With time and by learning from my granddaughters and the children in our local toddler group, I wonder what these activities really mean to the children. What is their value? Has our focus of motor skill development, pincer grip and eye hand co-ordination as preparation for writing – or as I have seen recently, as preparation for AI – taken away the child’s agency to be an active player in the life of their little community? Are we justifying these activities and their indirect and direct benefits at the cost of nurturing the children’s physical and social independence?
What are the skills of daily life that the children of today need? Do we acknowledge how much they learn by watching and imitating their peers and adults around them as they navigate the life of dishwashers, the washing of trainers rather than polishing of leather shoes, commanding Alexa to play their songs or warming up their lunch in a microwave? Are we aware that the use of gadgets and technological tools which make our daily life easier is also an inextricable part of their lives?

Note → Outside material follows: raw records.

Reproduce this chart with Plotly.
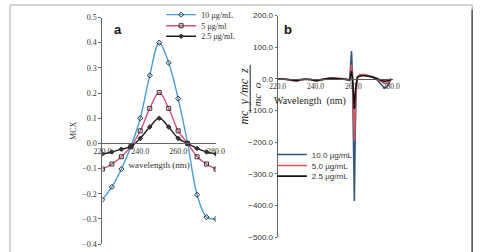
import plotly.graph_objects as go

W, H = 485, 252

# ---------------- data: panel a ----------------
wl_a = [220, 225, 230, 235, 240, 245, 250, 255, 260, 265, 270, 275, 280]
a_10 = [-0.223, -0.173, -0.102, -0.013, 0.100, 0.270, 0.400, 0.320, 0.178, 0.000, -0.204, -0.293, -0.300]
a_5 = [-0.102, -0.082, -0.053, -0.013, 0.050, 0.139, 0.202, 0.139, 0.050, 0.000, -0.053, -0.082, -0.102]
a_25 = [-0.042, -0.034, -0.023, -0.013, 0.020, 0.065, 0.100, 0.065, 0.020, 0.000, -0.020, -0.034, -0.042]
names_a = ["10 µg/mL", "5 µg/ml", "2.5 µg/mL"]
ticks_a_x = [220, 240, 260, 280]
ticks_a_y = [-0.4, -0.3, -0.2, -0.1, 0.0, 0.1, 0.2, 0.3, 0.4, 0.5]

# ---------------- data: panel b ----------------
wl_b = [220, 222, 224, 226, 228, 229, 230, 231, 232, 234, 236, 238, 239, 240, 241, 242, 244, 246, 248, 250,
        252, 254, 256, 257, 258, 258.5, 259, 259.5, 260, 260.5, 261, 261.5, 262, 263, 264, 266, 268, 270,
        272, 274, 275, 276, 277, 278, 279, 280]
b_10 = [0, 0, -1, -3, -5, -6, -6, -5, -3, -1, -1, -3, -6, -7, -6, -4, -1, 1, 2, 2,
        1, 0, -1, -3, -5, 40, 88, 10, -200, -385, -150, -20, 5, 10, 12, 12, 10, 6,
        0, -12, -20, -26, -27, -22, -12, 0]
b_5 = [0, 0, -1, -3, -5, -6, -6, -5, -3, -1, -1, -3, -6, -7, -6, -4, -1, 1, 2, 3,
       2, 1, 0, -2, -4, 20, 45, 5, -100, -195, -80, -10, 5, 12, 14, 14, 12, 8,
       2, -6, -10, -13, -14, -12, -7, 0]
b_25 = [0, 0, -1, -2, -4, -5, -5, -4, -2, -1, -1, -2, -5, -6, -5, -3, -1, 1, 2, 2,
        1, 0, -1, -2, -3, 12, 25, 2, -50, -95, -40, -5, 4, 8, 10, 10, 9, 6,
        2, -3, -5, -7, -7, -6, -4, 0]
names_b = ["10.0 µg/mL", "5.0 µg/mL", "2.5 µg/mL"]
ticks_b_x = [220, 240, 260, 280]
ticks_b_y = [-500, -400, -300, -200, -100, 0, 100, 200]

SERIF = "Liberation Serif"
SANS = "Liberation Sans"


def fx(px):
    return px / W


def fy(py):
    return 1 - py / H


# layout geometry (pixels)
ax_a = dict(x0=97, x1=215, y0=249, y1=14)
ax_b = dict(x0=279, x1=399, y0=242, y1=12)
ya_rng = [-0.4, 0.5]
yb_rng = [-500, 200]

dom_a_y = [fy(ax_a["y0"]), fy(ax_a["y1"])]
dom_b_y = [fy(ax_b["y0"]), fy(ax_b["y1"])]
zero_a = dom_a_y[0] + (0 - ya_rng[0]) / (ya_rng[1] - ya_rng[0]) * (dom_a_y[1] - dom_a_y[0])
zero_b = dom_b_y[0] + (0 - yb_rng[0]) / (yb_rng[1] - yb_rng[0]) * (dom_b_y[1] - dom_b_y[0])

fig = go.Figure()

cols_a = ["#4a9cd6", "#d9507e", "#1e1e1e"]
syms_a = ["diamond-open", "square-open", "diamond"]
msz_a = [4, 4, 3.5]
legs = ["legend", "legend2", "legend3", "legend4", "legend5", "legend6"]
for i, (ys, nm) in enumerate(zip([a_10, a_5, a_25], names_a)):
    fig.add_trace(go.Scatter(
        x=wl_a, y=ys, name=nm, mode="lines+markers",
        line=dict(color=cols_a[i], width=1.4, shape="spline", smoothing=1.0),
        marker=dict(symbol=syms_a[i], size=msz_a[i], color="#333333",
                    line=dict(color="#333333", width=1)),
        xaxis="x", yaxis="y", legend=legs[i]))

cols_b = ["#35567e", "#d9575a", "#141414"]
for i, (ys, nm) in enumerate(zip([b_10, b_5, b_25], names_b)):
    fig.add_trace(go.Scatter(
        x=wl_b, y=ys, name=nm, mode="lines",
        line=dict(color=cols_b[i], width=1.6),
        xaxis="x2", yaxis="y2", legend=legs[3 + i]))

tick_font_a = dict(family=SERIF, size=8, color="#333")
fig.update_layout(
    width=W, height=H, autosize=False,
    margin=dict(l=0, r=0, t=0, b=0),
    paper_bgcolor="white", plot_bgcolor="rgba(0,0,0,0)",
    xaxis=dict(domain=[fx(ax_a["x0"]), fx(ax_a["x1"])], range=[220, 280],
               anchor="free", position=zero_a,
               tickvals=ticks_a_x, tickformat=".1f", tickfont=tick_font_a,
               showgrid=False, zeroline=False, showline=True, linecolor="#666", linewidth=1,
               ticks="", title=dict(text="wavelength (nm)", font=dict(family=SERIF, size=9, color="#333"),
                                    standoff=6)),
    yaxis=dict(domain=dom_a_y, range=ya_rng, anchor="x",
               tickvals=ticks_a_y, tickformat=".1f", tickfont=tick_font_a,
               showgrid=False, zeroline=False, showline=True, linecolor="#666", linewidth=1,
               ticks="outside", ticklen=3, tickcolor="#666",
               title=dict(text="MCX", font=dict(family=SERIF, size=8, color="#333"), standoff=4)),
    xaxis2=dict(domain=[fx(ax_b["x0"]), fx(ax_b["x1"])], range=[220, 281],
                anchor="free", position=zero_b,
                tickvals=ticks_b_x, tickformat=".1f", tickfont=dict(family=SERIF, size=7.5, color="#333"),
                showgrid=False, zeroline=False, showline=True, linecolor="#555", linewidth=1, ticks=""),
    yaxis2=dict(domain=dom_b_y, range=yb_rng, anchor="x2",
                tickvals=ticks_b_y, tickformat=".1f", tickfont=dict(family=SANS, size=8, color="#333"),
                showgrid=False, zeroline=False, showline=True, linecolor="#666", linewidth=1,
                ticks="outside", ticklen=2, tickcolor="#666"),
    showlegend=True,
)

leg_a_font = dict(family=SERIF, size=8, color="#333")
leg_b_font = dict(family=SANS, size=8, color="#333")
leg_a_y = [11, 22.5, 33.5]
leg_b_y = [156, 167.5, 178.5]
for i in range(3):
    fig.update_layout({legs[i]: dict(x=fx(158), y=fy(leg_a_y[i]), xanchor="left", yanchor="middle",
                                     bgcolor="rgba(0,0,0,0)", font=leg_a_font, borderwidth=0)})
    fig.update_layout({legs[3 + i]: dict(x=fx(273), y=fy(leg_b_y[i]), xanchor="left", yanchor="middle",
                                         bgcolor="rgba(0,0,0,0)", font=leg_b_font, borderwidth=0)})

# panel letters and extra text
fig.add_annotation(x=fx(107), y=fy(17), xref="paper", yref="paper", text="<b>a</b>", showarrow=False,
                   font=dict(family=SANS, size=13, color="#111"))
fig.add_annotation(x=fx(290), y=fy(17), xref="paper", yref="paper", text="<b>b</b>", showarrow=False,
                   font=dict(family=SANS, size=13, color="#111"))
fig.add_annotation(x=fx(313), y=fy(101), xref="paper", yref="paper", text="Wavelength  (nm)",
                   showarrow=False, font=dict(family=SERIF, size=10, color="#222"))
fig.add_annotation(x=fx(244), y=fy(95), xref="paper", yref="paper", text="<i>mc  y /mc  z</i>",
                   textangle=-90, showarrow=False, font=dict(family=SERIF, size=12, color="#222"))
fig.add_annotation(x=fx(257.5), y=fy(94), xref="paper", yref="paper", text="<i>mc  o</i>",
                   textangle=-90, showarrow=False, font=dict(family=SERIF, size=11, color="#222"))
fig.add_shape(type="line", xref="paper", yref="paper", x0=fx(250.5), x1=fx(250.5), y0=fy(63), y1=fy(113),
              line=dict(color="#222", width=1))

# figure frame
fig.add_shape(type="rect", xref="paper", yref="paper", x0=fx(1), x1=fx(481), y0=fy(270), y1=fy(1),
              line=dict(color="#aaaaaa", width=1))
fig.add_shape(type="line", xref="paper", yref="paper", x0=fx(481), x1=fx(481), y0=fy(260), y1=fy(6),
              line=dict(color="#555555", width=1.5))

fig.write_html("out.html")
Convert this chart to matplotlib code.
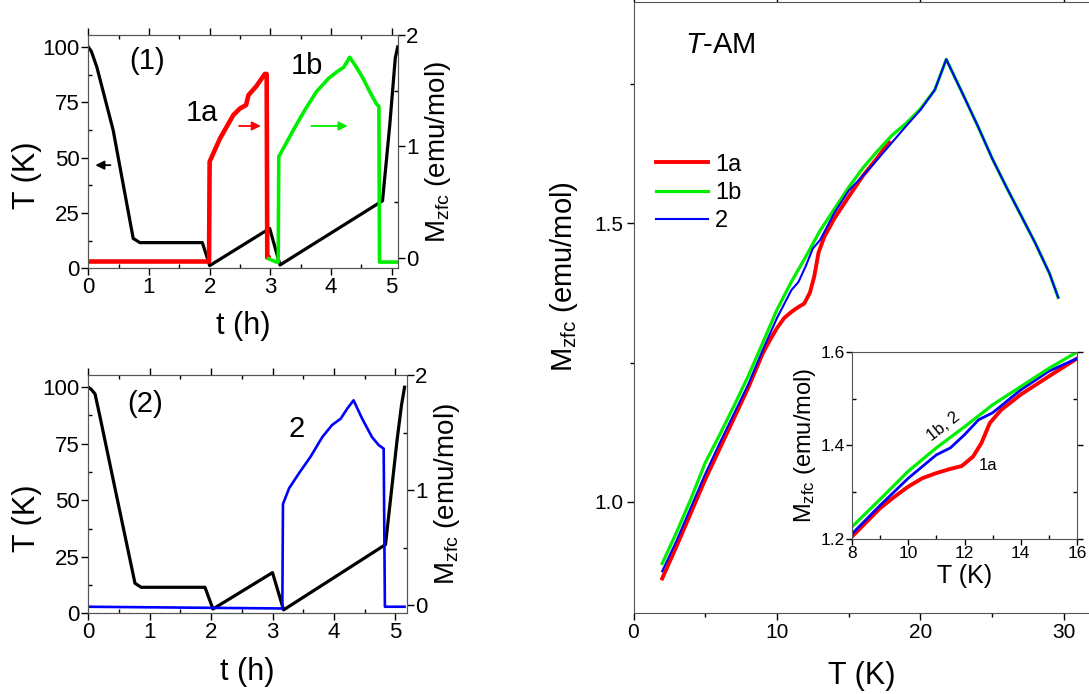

And I continue to ask myself:
- How are we providing for the life of today in our classrooms?
- Do we always model grace and courtesy in every day contact with the children, their parents and colleagues?
- Do we acknowledge how much they learn just by watching life around them?
- And, do we then give them the time and space to make these skills and tasks their own as they plead with us – “MY DO IT”?
On page 25 of my copy of Dr. Montessori’s Own Handbook she says “There is no need to ask them to do this work, for they come spontaneously – even little ones of two and a half years old – to offer themselves, and it is frequently most touching to watch their efforts to imitate, to remember, and finally to conquer their difficulty.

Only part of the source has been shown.